* **EXERCISE AIM**:
Write out the material exactly, without any of its pictures.

* **DATA BLOCK**:
* * * * * * *
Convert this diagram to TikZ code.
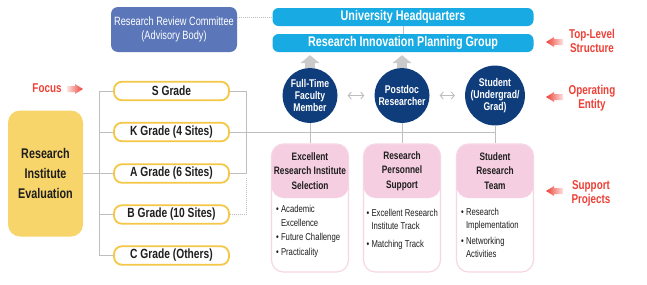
\documentclass[tikz,border=0pt]{standalone}
\usepackage{fontspec}
\setmainfont{Liberation Sans}[FakeStretch=0.77]
\usetikzlibrary{arrows.meta}
\definecolor{gyellow}{HTML}{F5C746}
\definecolor{evalfill}{HTML}{F8D56A}
\definecolor{rrcblue}{HTML}{5B77B9}
\definecolor{cyanb}{HTML}{18AAE2}
\definecolor{navy}{HTML}{0F3D7B}
\definecolor{pinkh}{HTML}{F5CEE1}
\definecolor{pinkb}{HTML}{F6D7E6}
\definecolor{redl}{HTML}{EE4036}
\definecolor{lineg}{HTML}{BEBEBE}
\definecolor{txt}{HTML}{1E1E1E}
\definecolor{arrg}{HTML}{CACACA}
\tikzset{
  conn/.style={draw=lineg, line width=1pt},
  grade/.style={draw=gyellow, line width=1.8pt, fill=white, rounded corners=8pt,
    minimum width=115pt, minimum height=18.5pt, inner sep=0pt, text=txt,
    font=\bfseries\fontsize{13.3}{15}\selectfont},
  evalbox/.style={fill=evalfill, rounded corners=12pt, minimum width=75pt, minimum height=126pt,
    inner sep=0pt, align=center, text=txt, font=\bfseries\fontsize{14}{20}\selectfont},
  rrcbox/.style={fill=rrcblue, rounded corners=7pt, minimum width=126pt, minimum height=45pt,
    inner sep=0pt, align=center, text=white, font=\fontsize{12}{14.5}\selectfont},
  topbar/.style={fill=cyanb, rounded corners=6pt, minimum width=261pt, minimum height=18pt,
    inner sep=0pt, text=white, font=\bfseries\fontsize{14}{15}\selectfont},
  entity/.style={circle, fill=navy, minimum size=55pt, inner sep=0pt, align=center, text=white,
    font=\bfseries\fontsize{11.2}{12.2}\selectfont},
  pbox/.style={draw=pinkb, line width=1.2pt, fill=white, rounded corners=12pt,
    minimum width=77pt, minimum height=128pt, inner sep=0pt,
    path picture={\fill[pinkh] (path picture bounding box.north west) rectangle
      ([yshift=-54pt]path picture bounding box.north east);}},
  htext/.style={align=center, text=txt, inner sep=0pt, font=\bfseries\fontsize{10.8}{14.3}\selectfont},
  btext/.style={align=left, text=txt, inner sep=0pt, anchor=north west},
  rlabel/.style={align=center, text=redl, inner sep=0pt, font=\bfseries\fontsize{12.8}{14}\selectfont},
  uparr/.style={draw=arrg, line width=10pt, -{Triangle[length=8pt,width=19pt]}, shorten >=3pt},
  dblarr/.style={draw=lineg, line width=0.9pt, {Straight Barb[length=3pt,width=7pt]}-{Straight Barb[length=3pt,width=7pt]},
    shorten <=10pt, shorten >=10pt}
}
\begin{document}
\begin{tikzpicture}[x=1pt,y=-1pt]
\useasboundingbox[fill=white] (0,0) rectangle (647,284);

% top structure
\node[rrcbox] (rrc) at (174,29.5) {Research Review Committee\\(Advisory Body)};
\node[topbar] (uh) at (403,17) {University Headquarters};
\node[topbar] (ripg) at (403,43) {Research Innovation Planning Group};
\draw[conn, densely dotted] (rrc.east |- uh.west) -- (uh.west);
\draw[conn] (uh.south) -- (ripg.north);

% operating entities
\node[entity] (c1) at (310,95.5) {Full-Time\\Faculty\\Member};
\node[entity] (c2) at (402,95.5) {Postdoc\\Researcher};
\node[entity] (c3) at (495,95.5) {Student\\(Undergrad/\\Grad)};
\draw[uparr] (c1.north) -- (c1.north |- ripg.south);
\draw[uparr] (c2.north) -- (c2.north |- ripg.south);
\draw[dblarr] (c1.east) -- (c2.west);
\draw[dblarr] (c2.east) -- (c3.west);

% evaluation and grades
\node[evalbox] (eval) at (45.5,173.5) {Research\\Institute\\Evaluation};
\node[grade] (S) at (171.5,91) {S Grade};
\node[grade] (K) at (171.5,132) {K Grade (4 Sites)};
\node[grade] (A) at (171.5,173.5) {A Grade (6 Sites)};
\node[grade] (B) at (171.5,214.5) {B Grade (10 Sites)};
\node[grade] (C) at (171.5,255.5) {C Grade (Others)};
\coordinate (bx) at (99.5,0);
\coordinate (rx) at (246,0);
\draw[conn] (eval.east) -- (eval.east -| bx);
\draw[conn] (S.west -| bx) -- (C.west -| bx);
\foreach \g in {S,K,A,B,C} {\draw[conn] (\g.west -| bx) -- (\g.west);}
\draw[conn] (S.east) -| (A.east -| rx) -- (A.east);
\draw[conn] (K.east) -- (K.east -| c3);
\draw[conn, densely dotted] (B.east) -| ([yshift=-4pt]A.east -| rx);

% support projects
\node[pbox] (p1) at (310,208) {};
\node[pbox] (p2) at (402,208) {};
\node[pbox] (p3) at (495,208) {};
\draw[conn] (c1.south) -- (p1.north);
\draw[conn] (c2.south) -- (p2.north);
\draw[conn] (c3.south) -- (p3.north);
\node[htext] (h1) at (310,171) {Excellent\\Research Institute\\Selection};
\node[htext] (h2) at (402,171) {Research\\Personnel\\Support};
\node[htext] (h3) at (495,171) {Student\\Research\\Team};
\node[btext, font=\fontsize{10}{14.2}\selectfont] (b1) at (276,205)
  {\textbullet\ Academic\\\hphantom{\textbullet\ }Excellence\\\textbullet\ Future Challenge\\\textbullet\ Practicality};
\node[btext, font=\fontsize{10}{13.3}\selectfont] (b2) at (366.5,209)
  {\textbullet\ Excellent Research\\\hphantom{\textbullet\ }Institute Track\\[4.4pt]\textbullet\ Matching Track};
\node[btext, font=\fontsize{10}{12.7}\selectfont] (b3) at (461,208)
  {\textbullet\ Research\\\hphantom{\textbullet\ }Implementation\\[4pt]\textbullet\ Networking\\\hphantom{\textbullet\ }Activities};

% red labels
\node[rlabel] (lt) at (592,41) {Top-Level\\Structure};
\node[rlabel] (lo) at (592,98) {Operating\\Entity};
\node[rlabel] (ls) at (591,193) {Support\\Projects};
\node[rlabel] (lf) at (47,88.5) {Focus};
\foreach \yy in {42,97,191} {
  \shade[left color=redl, right color=redl!15]
    (546,\yy) -- (554,\yy-5) -- (554,\yy-3) -- (563,\yy-3) -- (563,\yy+3)
    -- (554,\yy+3) -- (554,\yy+5) -- cycle;
}
\shade[left color=redl!15, right color=redl]
  (83,89) -- (75,84) -- (75,86) -- (67,86) -- (67,92) -- (75,92) -- (75,94) -- cycle;
\end{tikzpicture}
\end{document}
* * * * * * *
* **SOLUTION TO THIS PROBLEM**:
Convert this diagram to TikZ code.
\documentclass[tikz,border=0pt]{standalone}
\usepackage{fontspec}
\setmainfont{Liberation Sans}[FakeStretch=0.77]
\usetikzlibrary{arrows.meta}
\definecolor{gyellow}{HTML}{F5C746}
\definecolor{evalfill}{HTML}{F8D56A}
\definecolor{rrcblue}{HTML}{5B77B9}
\definecolor{cyanb}{HTML}{18AAE2}
\definecolor{navy}{HTML}{0F3D7B}
\definecolor{pinkh}{HTML}{F5CEE1}
\definecolor{pinkb}{HTML}{F6D7E6}
\definecolor{redl}{HTML}{EE4036}
\definecolor{lineg}{HTML}{BEBEBE}
\definecolor{txt}{HTML}{1E1E1E}
\definecolor{arrg}{HTML}{CACACA}
\tikzset{
  conn/.style={draw=lineg, line width=1pt},
  grade/.style={draw=gyellow, line width=1.8pt, fill=white, rounded corners=8pt,
    minimum width=115pt, minimum height=18.5pt, inner sep=0pt, text=txt,
    font=\bfseries\fontsize{13.3}{15}\selectfont},
  evalbox/.style={fill=evalfill, rounded corners=12pt, minimum width=75pt, minimum height=126pt,
    inner sep=0pt, align=center, text=txt, font=\bfseries\fontsize{14}{20}\selectfont},
  rrcbox/.style={fill=rrcblue, rounded corners=7pt, minimum width=126pt, minimum height=45pt,
    inner sep=0pt, align=center, text=white, font=\fontsize{12}{14.5}\selectfont},
  topbar/.style={fill=cyanb, rounded corners=6pt, minimum width=261pt, minimum height=18pt,
    inner sep=0pt, text=white, font=\bfseries\fontsize{14}{15}\selectfont},
  entity/.style={circle, fill=navy, minimum size=55pt, inner sep=0pt, align=center, text=white,
    font=\bfseries\fontsize{11.2}{12.2}\selectfont},
  pbox/.style={draw=pinkb, line width=1.2pt, fill=white, rounded corners=12pt,
    minimum width=77pt, minimum height=128pt, inner sep=0pt,
    path picture={\fill[pinkh] (path picture bounding box.north west) rectangle
      ([yshift=-54pt]path picture bounding box.north east);}},
  htext/.style={align=center, text=txt, inner sep=0pt, font=\bfseries\fontsize{10.8}{14.3}\selectfont},
  btext/.style={align=left, text=txt, inner sep=0pt, anchor=north west},
  rlabel/.style={align=center, text=redl, inner sep=0pt, font=\bfseries\fontsize{12.8}{14}\selectfont},
  uparr/.style={draw=arrg, line width=10pt, -{Triangle[length=8pt,width=19pt]}, shorten >=3pt},
  dblarr/.style={draw=lineg, line width=0.9pt, {Straight Barb[length=3pt,width=7pt]}-{Straight Barb[length=3pt,width=7pt]},
    shorten <=10pt, shorten >=10pt}
}
\begin{document}
\begin{tikzpicture}[x=1pt,y=-1pt]
\useasboundingbox[fill=white] (0,0) rectangle (647,284);

% top structure
\node[rrcbox] (rrc) at (174,29.5) {Research Review Committee\\(Advisory Body)};
\node[topbar] (uh) at (403,17) {University Headquarters};
\node[topbar] (ripg) at (403,43) {Research Innovation Planning Group};
\draw[conn, densely dotted] (rrc.east |- uh.west) -- (uh.west);
\draw[conn] (uh.south) -- (ripg.north);

% operating entities
\node[entity] (c1) at (310,95.5) {Full-Time\\Faculty\\Member};
\node[entity] (c2) at (402,95.5) {Postdoc\\Researcher};
\node[entity] (c3) at (495,95.5) {Student\\(Undergrad/\\Grad)};
\draw[uparr] (c1.north) -- (c1.north |- ripg.south);
\draw[uparr] (c2.north) -- (c2.north |- ripg.south);
\draw[dblarr] (c1.east) -- (c2.west);
\draw[dblarr] (c2.east) -- (c3.west);

% evaluation and grades
\node[evalbox] (eval) at (45.5,173.5) {Research\\Institute\\Evaluation};
\node[grade] (S) at (171.5,91) {S Grade};
\node[grade] (K) at (171.5,132) {K Grade (4 Sites)};
\node[grade] (A) at (171.5,173.5) {A Grade (6 Sites)};
\node[grade] (B) at (171.5,214.5) {B Grade (10 Sites)};
\node[grade] (C) at (171.5,255.5) {C Grade (Others)};
\coordinate (bx) at (99.5,0);
\coordinate (rx) at (246,0);
\draw[conn] (eval.east) -- (eval.east -| bx);
\draw[conn] (S.west -| bx) -- (C.west -| bx);
\foreach \g in {S,K,A,B,C} {\draw[conn] (\g.west -| bx) -- (\g.west);}
\draw[conn] (S.east) -| (A.east -| rx) -- (A.east);
\draw[conn] (K.east) -- (K.east -| c3);
\draw[conn, densely dotted] (B.east) -| ([yshift=-4pt]A.east -| rx);

% support projects
\node[pbox] (p1) at (310,208) {};
\node[pbox] (p2) at (402,208) {};
\node[pbox] (p3) at (495,208) {};
\draw[conn] (c1.south) -- (p1.north);
\draw[conn] (c2.south) -- (p2.north);
\draw[conn] (c3.south) -- (p3.north);
\node[htext] (h1) at (310,171) {Excellent\\Research Institute\\Selection};
\node[htext] (h2) at (402,171) {Research\\Personnel\\Support};
\node[htext] (h3) at (495,171) {Student\\Research\\Team};
\node[btext, font=\fontsize{10}{14.2}\selectfont] (b1) at (276,205)
  {\textbullet\ Academic\\\hphantom{\textbullet\ }Excellence\\\textbullet\ Future Challenge\\\textbullet\ Practicality};
\node[btext, font=\fontsize{10}{13.3}\selectfont] (b2) at (366.5,209)
  {\textbullet\ Excellent Research\\\hphantom{\textbullet\ }Institute Track\\[4.4pt]\textbullet\ Matching Track};
\node[btext, font=\fontsize{10}{12.7}\selectfont] (b3) at (461,208)
  {\textbullet\ Research\\\hphantom{\textbullet\ }Implementation\\[4pt]\textbullet\ Networking\\\hphantom{\textbullet\ }Activities};

% red labels
\node[rlabel] (lt) at (592,41) {Top-Level\\Structure};
\node[rlabel] (lo) at (592,98) {Operating\\Entity};
\node[rlabel] (ls) at (591,193) {Support\\Projects};
\node[rlabel] (lf) at (47,88.5) {Focus};
\foreach \yy in {42,97,191} {
  \shade[left color=redl, right color=redl!15]
    (546,\yy) -- (554,\yy-5) -- (554,\yy-3) -- (563,\yy-3) -- (563,\yy+3)
    -- (554,\yy+3) -- (554,\yy+5) -- cycle;
}
\shade[left color=redl!15, right color=redl]
  (83,89) -- (75,84) -- (75,86) -- (67,86) -- (67,92) -- (75,92) -- (75,94) -- cycle;
\end{tikzpicture}
\end{document}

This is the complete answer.